Read: May 28-30 Verdict: 2 Stars
I received a free digital copy from the author/publisher via Netgalley in exchange for an honest feedback.
(I also spoke briefly about this book in my May Wrap Up video)
Goodreads review here.
Cleo, or Cleopatra, is only ten years of age when she is forced to flee her father's kingdom following the death of her mother. Cleo knows that now with her mother dead and her father, the Pharaoh, in Rome, her older half-sisters will kill her to make sure she can never succeed them on the throne. Cleo and her slave/best friend Charm flee to a Temple of Isis, the Goddess who blessed Cleo on her birth and whom she has a special connection with.
Four years later, Cleo is instructed by Isis to return to her old home, and into the arms of her now death-worshipping sisters, on a mission to help restore Isis's failing power. Cleo, Charm and Khai, a librarian, are now all on a time-restrained mission to bring back Isis to the Egyptians.
I really wish I could say that this is a downright amazing book, because the premise of it sounded so so promising. But unfortunately, it isn't and the main fault behind this whole book is the personality of Cleo herself.
The book starts off with a ten year old Cleo going off on a rant about everything, and everyone. Now, yes, her mother is dying and she has every reason under the sun to hate everybody but I felt like it was a very bad way to start a novel as right away, the reader is turned off of Cleo. And this ended up remaining for the entire book. I felt like she was overly spoilt, and expecting, and extremely privileged despite leaving the palace at age ten and making her own way.

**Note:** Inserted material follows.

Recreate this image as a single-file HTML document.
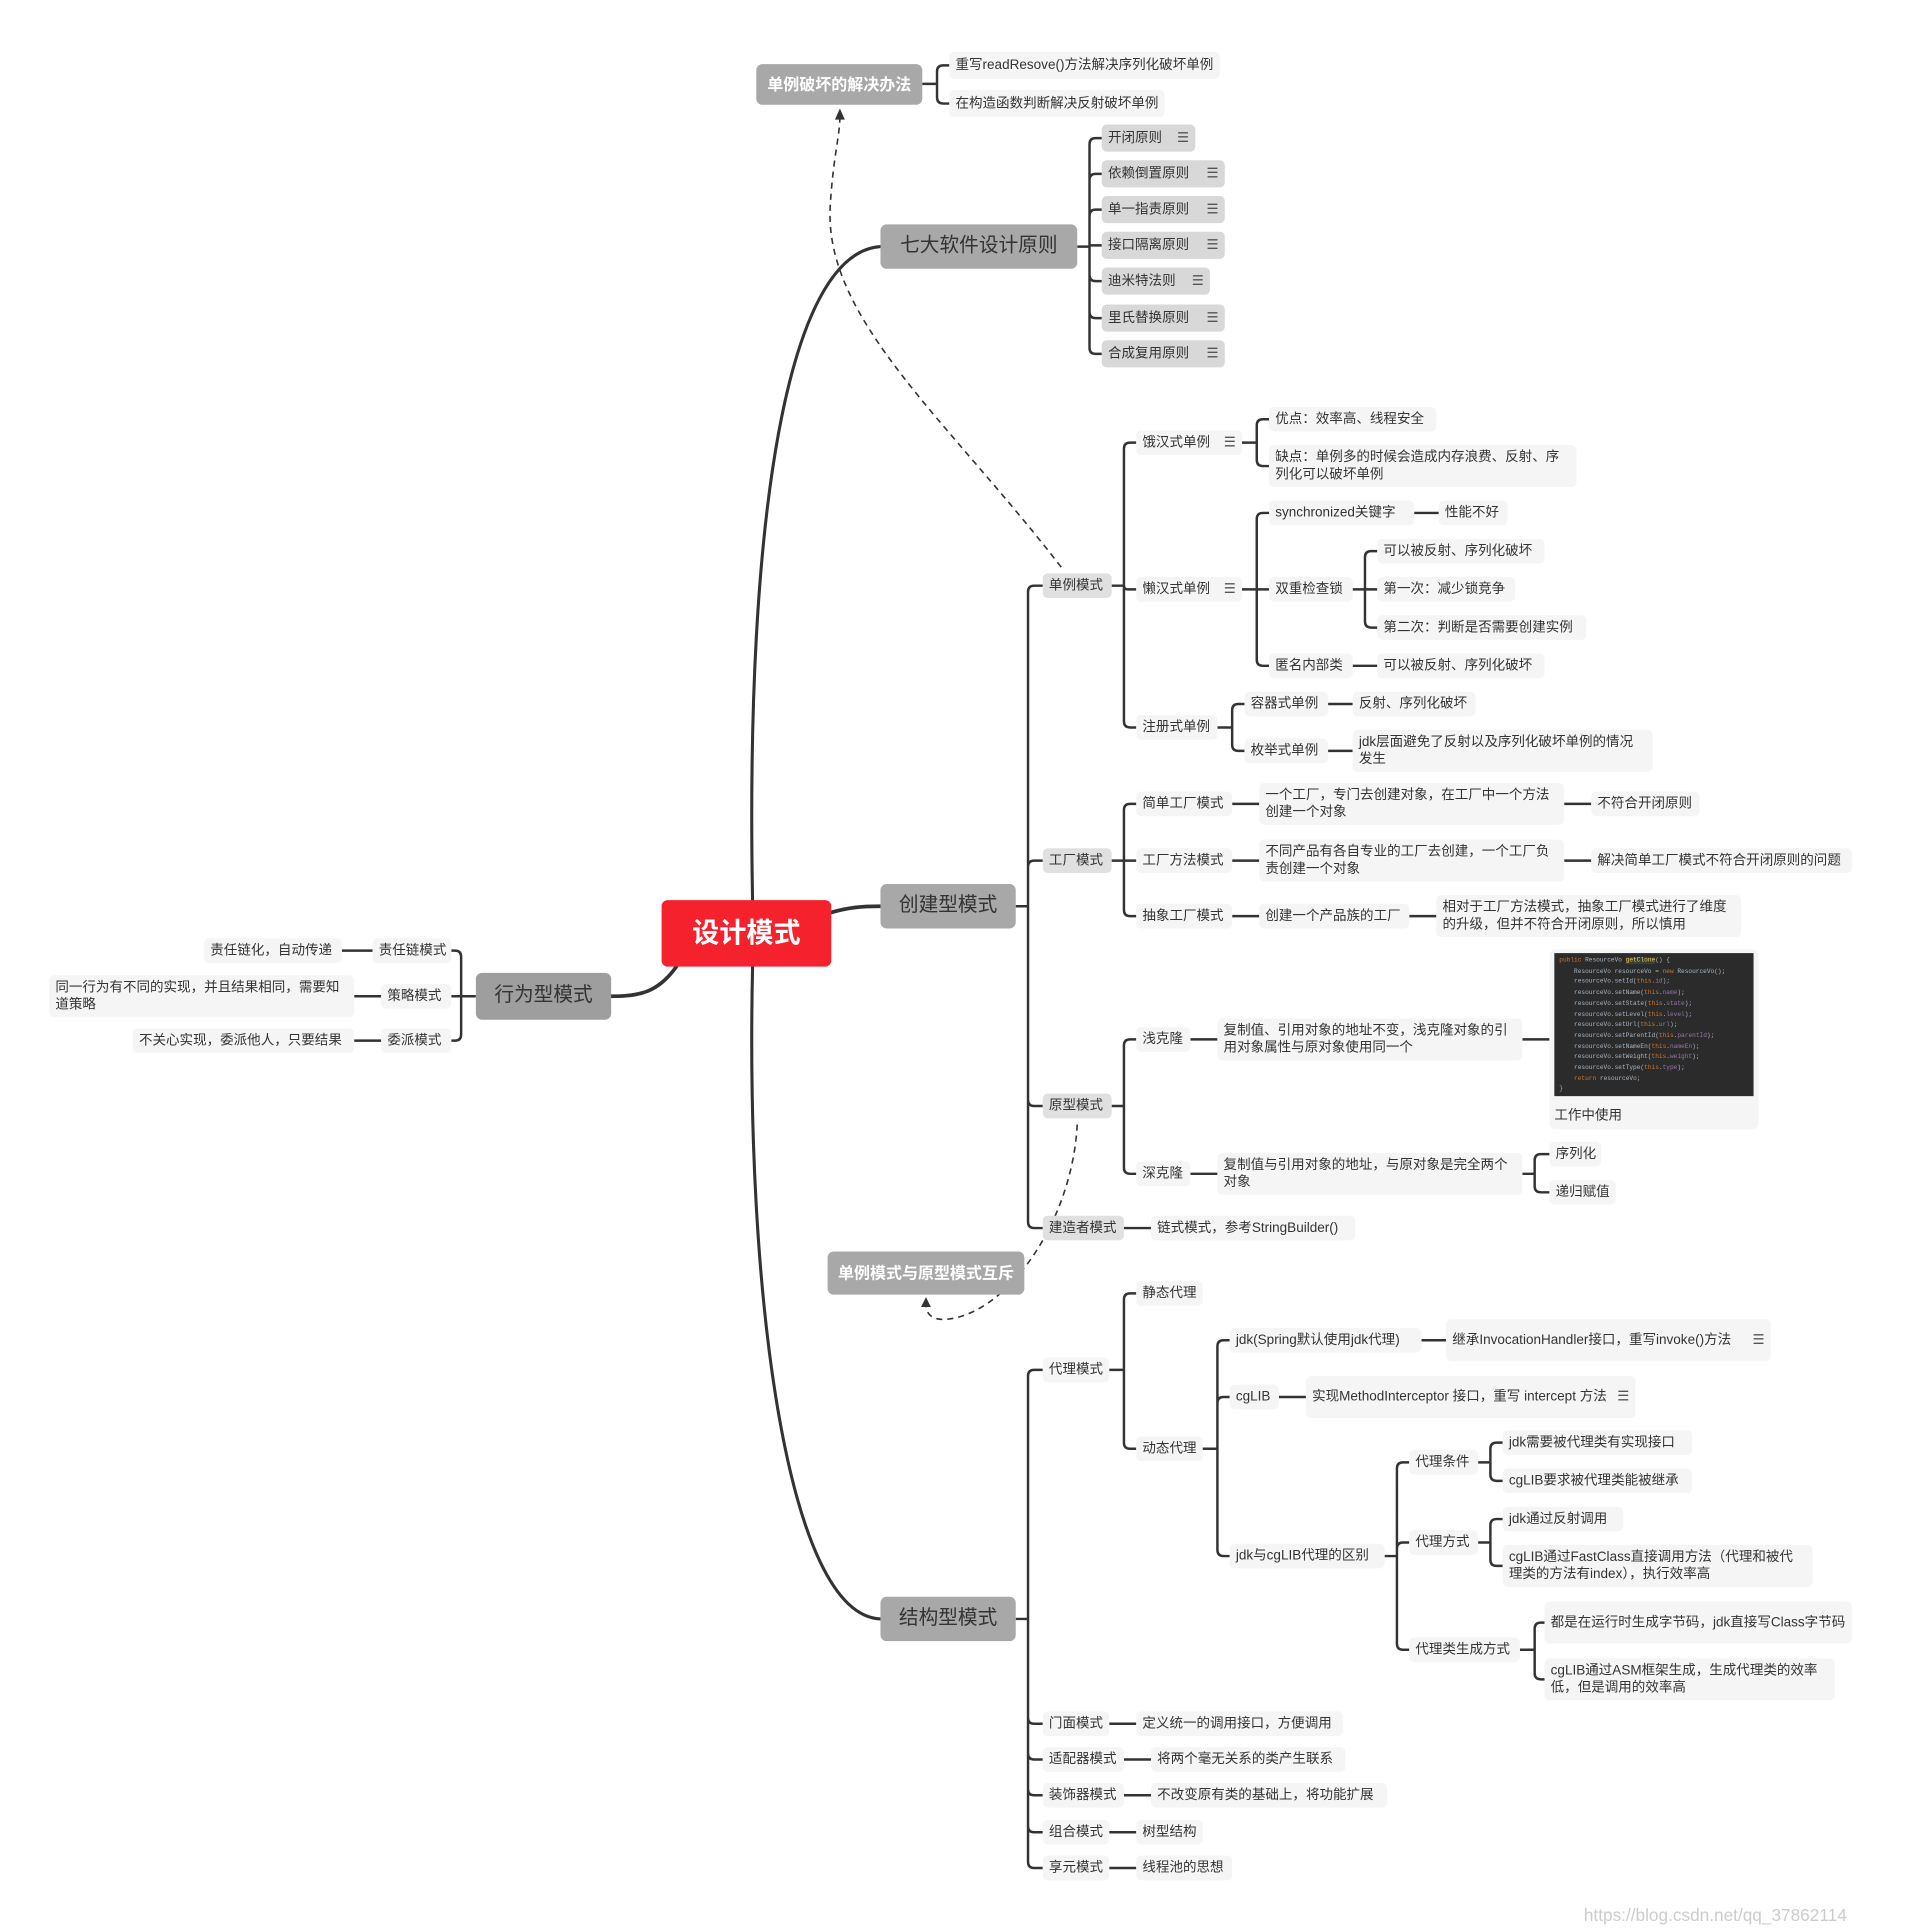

I didn't really connect overall with any character in the book, none felt extremely deep and every single one of them came across to me as a bit untrustworthy.
Unfortunately, the relationship between Khai and Cleo was off for me for a start but for a personal reason for me which is that one of bookish pet peeves is the whole, "I've seen him once, and now I'm in love with him." NO! That's not how it works, you can never make me believe that that's how it works. While i do feel the connection is there, I just wish there had been a better bridge built towards the love bit rather than the easy way out of 'love at first sight'. I also felt myself, that ten years old is far too young to be having stomach melting dreams about a boy older than you. Even at 14, it's a bit young, though certainly better than ten. I think Khai and Cleo's relationship is the reason I kelp imagining Cleo older in my head. Yet, throughout the novel she had an extremely juvenile voice (she calls her sisters the Evil Sow Sisters).
I did feel that everything from the dress, gods and goddesses, customs and food matched very well up to what I would believe Egypt was like back when Cleopatra was believed to have lived and I enjoyed reading about the different costumes she wore and the food she ate. I was always a fan of the Greek gods and goddesses so hearing about the Egyptian ones was just as interesting for me.
The book could have definitely been about 100 pages longer and been a stand alone. I can't really imagine what could fill up an entire book unless it's a lot of plot that wasn't touched upon at all in Cleo. Unless, the entire second book is Cleo and the gang riding across a desert...who knows? I don't think I'll be picking it up either way.